From 0 to Ubuntu 7.04 In No Time Flat

Some time ago I wrote about some recent adventures of mine in loading Ubuntu Linux on an old laptop I had laying around. That was fun, and educational too. You can read about that in "Linux on the Desktop."

More recently I had the pleasure of seeing just how easy it is to do a total OS upgrade for Ubuntu. My test platform runs Kubuntu, which Ubuntu with the KDE desktop. I did the whole Kubuntu upgrade process over the Internet and it took about an hour, most of which was taken up by simply watching and waiting for downloads to finish.

To do the upgrade I first had to open the Adept Manager--the tool that handles installing, upgrading, and removing software packages. After that I had to click a button to update all installed packages. With that done I then clicked another button that let me added a new package repository site that hosts the Ubuntu OS upgrade packages. With the new repository in place I then finally clicked another button to update the list of available packages and that causes the upgrade wizard to apppear where I could then select to do a complete system upgrade.

The upgrade process downloaded all the necessary packages, installed them, and rebooted the system. As I said, the entire process took about an hour. The download process itself is fast on a broadband connection, and the installation of the downloaded packages is what takes up most of the time involved.

Overall I was pretty impressed at how easy the upgrade process was.

If you've never used Ubuntu (or Kubuntu) then when you finally do check it out you'll see something that might look vaguely familiar if you've already used Vista. Ubuntu has had the equivelent of Vista's User Access Control (UAC) in place for quite some time. You'll see it in action immediately anytime you try to take an action that requires elevated (root level) access. For example, if you try to modify network settings, add new users to the system, or use Adept Manager to manage the installed software. In such cases (and many others) Ubuntu pops up a little box that asks you to enter your password before allowing such action to take place.

It's basically the "sudo" command that handles that authentication. The "root" account is locked in Ubuntu, which means that you can't login as root or use the familiar "su" command. So in place of that Ubuntu uses the "sudo" command to let the user gain elevated privileges when necessary, if the user has permission to gain such privileges.
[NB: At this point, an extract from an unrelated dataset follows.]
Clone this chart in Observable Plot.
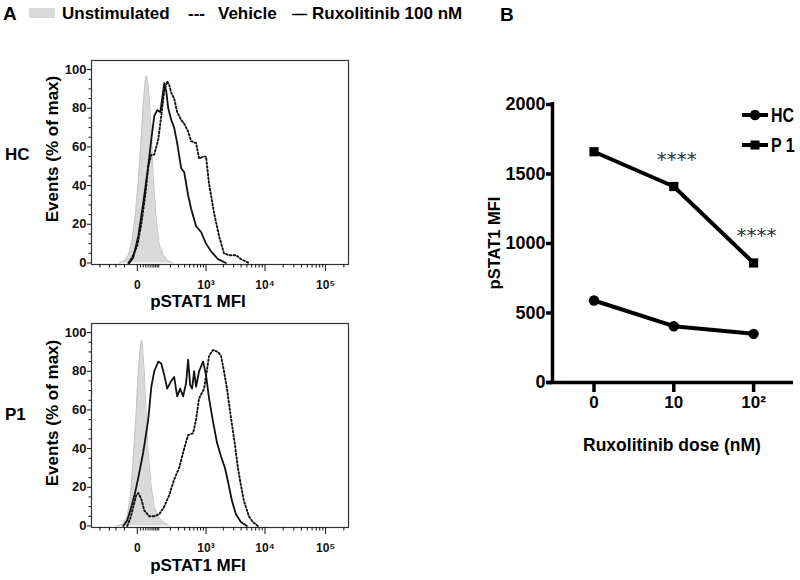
<!DOCTYPE html>
<html><head><meta charset="utf-8">
<script src="https://cdn.jsdelivr.net/npm/d3@7"></script>
<script src="https://cdn.jsdelivr.net/npm/@observablehq/plot@0.6"></script>
<style>
body{margin:0;background:#fff}
#fig{position:relative;width:800px;height:580px;overflow:hidden;background:#fff}
#fig svg{position:absolute}
</style>
</head><body><div id="fig"></div>
<script>
// ---------- Panel A : histograms (x = pSTAT1 MFI, y = % of max) ----------
const hcUnstimMFI = [-78,-51,-32,-17,-6,3,13,20,28,32,37,46,56,66,84,103,133,178,231];
const hcUnstimPct = [0,1,4,12,25,42,65,82,94,97,95,85,68,45,22,10,4,1,0];
const hcVehMFI = [-32,-17,0,13,28,41,56,72,97,118,142,168,188,209,243,282,341,392,468,534,661,750,886,1001,1131,1382,1686,2052,2496,3272,3968,5400];
const hcVehPct = [0,3,9,20,35,50,56,56,64,76,89,94,92,88,85,78,74,72,68,63,62,54,55,55,41,26,14,5,4,4,2,0];
const hcRuxMFI = [-28,-13,3,20,41,56,72,90,111,125,142,159,178,209,243,282,341,392,468,534,661,815,1001,1226,1621,2219];
const hcRuxPct = [0,3,14,31,50,64,76,79,78,85,93,89,80,74,70,62,49,47,35,28,19,16,10,6,2,0];

const p1UnstimMFI = [-97,-56,-37,-24,-13,-3,3,10,13,17,24,32,41,56,72,97,133,188];
const p1UnstimPct = [0,1,5,15,35,60,80,93,96,94,80,58,38,20,10,5,2,0];
const p1VehMFI = [-37,-24,-13,-3,3,13,24,46,72,103,142,188,243,310,392,468,582,661,750,923,1043,1131,1328,1621,1824,2052,2307,2696,3150,3536,3968,4456,5400,6290,7617];
const p1VehPct = [0,4,10,16,17,14,8,5,5,6,10,16,24,30,40,47,48,55,66,71,81,88,91,90,88,80,71,56,42,30,21,13,5,2,0];
const p1RuxMFI = [-56,-37,-20,-6,3,20,41,56,72,97,118,142,168,209,243,282,325,374,428,468,511,557,608,661,750,886,1001,1131,1328,1558,1824,2134,2400,2804,3272,3968,5000];
const p1RuxPct = [0,3,10,18,25,38,55,72,80,85,84,78,71,75,77,67,71,67,74,86,73,71,80,72,80,85,78,66,54,43,36,30,23,13,6,2,0];

const histXMajor = [0,1000,10000,100000];
const histXLabels = ["0","10³","10⁴","10⁵"];
const histXMinor = [-250,-150,-100,-50,10,20,30,40,50,60,70,80,90,100,200,300,400,500,600,700,800,900,2000,3000,4000,5000,6000,7000,8000,9000,20000,30000,40000,50000,60000,70000,80000,90000,200000];
const histYMajor = [0,20,40,60,80,100];
const histYMinor = [5,10,15,25,30,35,45,50,55,65,70,75,85,90,95];

// ---------- Panel B ----------
const doses = ["0","10","10²"];
const hcMFI = [590,405,350];
const p1MFI = [1660,1410,860];
const p1Sig = ["","****","****"];
const bYTicks = [0,500,1000,1500,2000];

const fig = document.getElementById("fig");
const rows = (m,p) => m.map((v,i) => ({mfi:v, pct:p[i]}));
const sans = "'Liberation Sans',Arial,Helvetica,sans-serif";

function histo(u, v, r) {
  return Plot.plot({
    width: 360, height: 260, marginLeft: 91, marginRight: 12, marginTop: 10, marginBottom: 46,
    x: {type: "symlog", constant: 80, domain: [-374, 238400], label: null},
    y: {domain: [-0.8, 104.7], label: null},
    style: {fontFamily: sans, fontWeight: "bold", fontSize: "12px", background: "transparent", overflow: "visible", color: "#111"},
    marks: [
      Plot.areaY(u, {x: "mfi", y: "pct", fill: "#d9d9d9"}),
      Plot.lineY(u, {x: "mfi", y: "pct", stroke: "#c4c4c4", strokeWidth: 1}),
      Plot.lineY(v, {x: "mfi", y: "pct", stroke: "#111", strokeWidth: 1.9, strokeDasharray: "1.6,2.2"}),
      Plot.lineY(r, {x: "mfi", y: "pct", stroke: "#111", strokeWidth: 1.8}),
      Plot.frame({stroke: "#333", strokeWidth: 1.2}),
      Plot.axisY({ticks: histYMajor, tickSize: 4, tickPadding: 1, fontSize: 13}),
      Plot.axisY({ticks: histYMinor, tickSize: 2.5, tickFormat: () => ""}),
      Plot.axisX({ticks: histXMajor, tickSize: 7, tickPadding: 9, fontSize: 12,
                  tickFormat: d => histXLabels[histXMajor.indexOf(d)]}),
      Plot.axisX({ticks: histXMinor, tickSize: 3.5, tickFormat: () => ""})
    ]
  });
}

const hc = histo(rows(hcUnstimMFI,hcUnstimPct), rows(hcVehMFI,hcVehPct), rows(hcRuxMFI,hcRuxPct));
hc.style.left = "0px"; hc.style.top = "50px"; fig.appendChild(hc);
const p1 = histo(rows(p1UnstimMFI,p1UnstimPct), rows(p1VehMFI,p1VehPct), rows(p1RuxMFI,p1RuxPct));
p1.style.left = "0px"; p1.style.top = "313px"; fig.appendChild(p1);

const hcRows = hcMFI.map((v,i) => ({i, v}));
const p1Rows = p1MFI.map((v,i) => ({i, v, sig: p1Sig[i]}));

const b = Plot.plot({
  width: 310, height: 360, marginLeft: 62, marginRight: 7, marginTop: 24, marginBottom: 58,
  x: {domain: [-0.52, 2.5], label: null},
  y: {domain: [0, 2000], label: null},
  style: {fontFamily: sans, fontWeight: "bold", fontSize: "18px", background: "transparent", overflow: "visible", color: "#000"},
  marks: [
    Plot.ruleX([-0.52], {y1: 0, y2: 2015, stroke: "#000", strokeWidth: 3.5}),
    Plot.ruleY([0], {x1: -0.585, x2: 2.5, stroke: "#000", strokeWidth: 3.5}),
    Plot.axisY({ticks: bYTicks, tickSize: 6, tickPadding: 1, strokeWidth: 3.5, fontSize: 18, tickFormat: d => String(d)}),
    Plot.axisX({ticks: [0,1,2], tickSize: 10, tickPadding: 3, strokeWidth: 3.5, fontSize: 17, tickFormat: i => doses[i]}),
    Plot.line(hcRows, {x: "i", y: "v", stroke: "#000", strokeWidth: 4}),
    Plot.line(p1Rows, {x: "i", y: "v", stroke: "#000", strokeWidth: 4}),
    Plot.dot(hcRows, {x: "i", y: "v", r: 5.2, fill: "#000", symbol: "circle"}),
    Plot.dot(p1Rows, {x: "i", y: "v", r: 5.2, fill: "#000", symbol: "square"}),
    Plot.text(p1Rows.filter(d => d.sig), {x: "i", y: "v", text: "sig", dy: -27, dx: 3, fontSize: 20, fontWeight: "normal", fontFamily: "DejaVu Sans, sans-serif", fill: "#333"})
  ]
});
b.style.left = "490px"; b.style.top = "80px"; fig.appendChild(b);

// ---------- annotations (real text) ----------
const ov = document.createElementNS("http://www.w3.org/2000/svg","svg");
ov.setAttribute("width","800"); ov.setAttribute("height","580");
ov.style.left = "0px"; ov.style.top = "0px"; ov.style.pointerEvents = "none";
ov.innerHTML = `
<g font-family="Liberation Sans, Arial, sans-serif" font-weight="bold" fill="#000">
  <text x="3" y="20" font-size="19">A</text>
  <rect x="29" y="8" width="26" height="10" fill="#d9d9d9"></rect>
  <text x="62" y="19" font-size="17">Unstimulated</text>
  <text x="188" y="19" font-size="17">---</text>
  <text x="218" y="19" font-size="17">Vehicle</text>
  <text x="292" y="19" font-size="15">—</text>
  <text x="312" y="19" font-size="17">Ruxolitinib 100 nM</text>
  <text x="500" y="21" font-size="19">B</text>
  <text x="5" y="160" font-size="17">HC</text>
  <text x="5" y="420" font-size="17">P1</text>
  <text x="52" y="149" font-size="17" text-anchor="middle" dominant-baseline="central" transform="rotate(-90 52 149)">Events (% of max)</text>
  <text x="52" y="413" font-size="17" text-anchor="middle" dominant-baseline="central" transform="rotate(-90 52 413)">Events (% of max)</text>
  <text x="198" y="307" font-size="17" text-anchor="middle">pSTAT1 MFI</text>
  <text x="198" y="571" font-size="17" text-anchor="middle">pSTAT1 MFI</text>
  <text x="494" y="243" font-size="16.5" text-anchor="middle" dominant-baseline="central" transform="rotate(-90 494 243)">pSTAT1 MFI</text>
  <text x="672" y="451" font-size="17.5" text-anchor="middle">Ruxolitinib dose (nM)</text>
</g>
<g>
  <line x1="742" x2="768" y1="115" y2="115" stroke="#000" stroke-width="4"></line>
  <circle cx="755" cy="115" r="5.2" fill="#000"></circle>
  <line x1="742" x2="768" y1="145" y2="145" stroke="#000" stroke-width="4"></line>
  <rect x="750.5" y="140.5" width="9" height="9" fill="#000"></rect>
  <text transform="translate(771,122) scale(0.8,1)" font-size="20" font-weight="bold" font-family="Liberation Sans, Arial, sans-serif">HC</text>
  <text transform="translate(771,152) scale(0.8,1)" font-size="20" font-weight="bold" font-family="Liberation Sans, Arial, sans-serif">P 1</text>
</g>`;
fig.appendChild(ov);
</script>
</body></html>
Sudo checks to make sure the user has the rights to perform whatever action they're trying to take, so that keeps the system safer against unwanted changes. It's nothing new in the world of Linux, and it's good to see Vista taking a similar approach.

If you use Ubuntu and you want to grant a user the right to use "sudo" then you can do that easily by checking the "Execute system administration tasks" box on the user's permission page in the Users and Groups tool, which is found in the System Settings tool on the system navigation menu. System Settings is the equivalent of Windows Control Panel.

Dell announced that they will being offering Ubuntu as an option on new systems. So far Linux hasn't made a gigantic dent in the desktop market and as far as everyday consumers go (e.g. not enterprises and SMBs) I think that has a lot to do with awareness. Not many average computer users have ever heard of Linux, much less even considered using it. So having mainstream vendors like Dell make it avaiable is going to raise at least some level of awareness across the board.

Futhermore, when people actually try a really good Linux desktop like Ubuntu they will most likely be impressed and wonder about using it. Knowing that it's free makes it an even more attractive option. So the question will then turn to whether the potential user can run their favorite applications - or in other words, will they lose any functionality. The answer of course varies depending on what applications they do need to either keep or replace.

If you want to keep your Windows applications and use them on Linux then that might be possible. Many Windows apps will run just fine using the free open source Wine subsystem (which emulates a Windows environment) or a commercial variety of Wine. Some others might not. There's even a relatively new twist in the Wine-like world made especially for games. Transgaming recently released Cedega 6.0 that makes running PC-based games on Linux relatively simple. I'm not a gamer so I don't give the faintest hoot about Cedega, but I know a lot of you love to play games, so there's the answer to your "I can't use Linux because I'm addicted to PC games" problem :-)

As for other major apps, there's OpenOffice which is the Linux equivelant to Micrsoft Office, Firefox or Konquerer Web browser, Thunderbird for email, and the list goes on and on. The best part? Most all of it (with some exceptions) is free. Support is what might cost everyday computer users money. That can be minimized by learning how to search (and ask) for help online before resorting to paying for it.

Me, I'm sticking with Windows as my primary desktop. But I will definitely keep a few Linux systems around because I have a feeling that it's going to become more and more popular as time goes on, and besides, my favorite "game" is goofing around with operating systems, server platforms, and Web services. The fun never ends with that stuff.